Dieses Phänomen des emotionalen «Echos» ist nach seiner Meinung zwar eine Vorbedingung dafür, dass Kriegstraumatisierte das Gefühl der totalen Isolation wenigstens ansatzweise überwinden können. Auf der anderen Seite birgt es aber auch die Gefahr, dass «die Helfersysteme» sich selbst schleichend im Wahnsystem verstricken und so – wie die ProtagonistInnen selbst – vom Kriegsgeschehen und seinen destruktiven Exstasen abhängig werden. Unweigerlich stehen die Helfer vor der Sinnfrage: Während «sich Berge von Leichen türmen, kümmere ich mich darum, dass Leute ‹gut drauf bleiben›, wenn sie sich um die ‹Reste vom Völkermord› kümmern. Geht das? Wann und wie endet der humane Impuls im faktischen Zynismus?».

Alternative zu Resignation

Auf diese Frage kann es keine individuellen, sondern nur politische Antworten geben. Antworten, welche von den Friedenskräften vor Ort ausgehen und so die Aussicht auf eine politische Konfliktlösung verbessern. Antworten aber auch, welche die gesellschaftlichen Realitäten der «Opferländer» zu denjenigen der «Helferländer» in Beziehung setzen. Das Nachdenken über diese Grenze und Chance der Zivilen Friedensdienste hat eben erst begonnen. Aber, ich zitiere nochmals die cfd-Freiwillige Anne Schlosser: «Die Utopie von einem Europa, in dem gemeinsam aktiv etwas verändert werden kann, findet sich gerade in der Freiwilligenarbeit im ehemaligen Jugoslawien, wo alle Strukturen versagt haben, wieder: Für viele ist sie die Alternative zu Resignation und Aggression.»

Die Möglichkeit zu sprechen und gehört zu werden steht am Anfang eines jeden Friedensprozesses.
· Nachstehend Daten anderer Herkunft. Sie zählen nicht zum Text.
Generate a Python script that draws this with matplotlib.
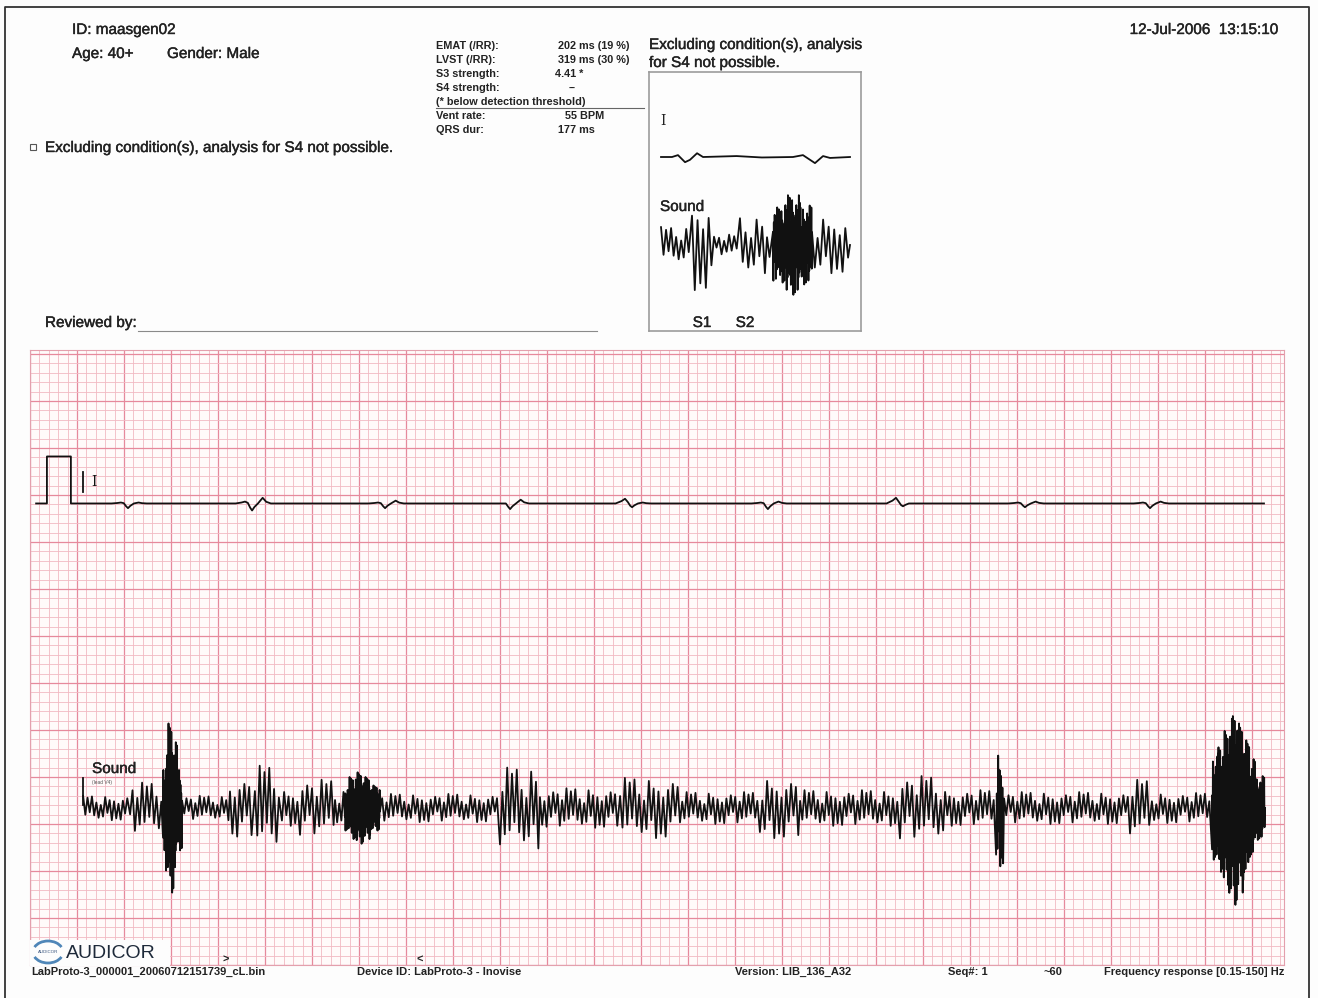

Heike Mahlke, die mit der kroatischen Freiwilligenorganisation Suncokret und mit der Initiative ‹Den Krieg überleben› zusammengearbeitet hat, bekräftigt, «dass die Menschen vom Krieg nicht unmittelbar betroffene, geduldige Zuhörer und Zuhörerinnen brauchen, so dass sie im wiederholenden Erzählen einen Trauerprozess einleiten können, der nötig ist zur eigenen Gesundung und zur Versöhnung.» Mit effizientem Häuserbau alleine ist es jedenfalls nicht getan.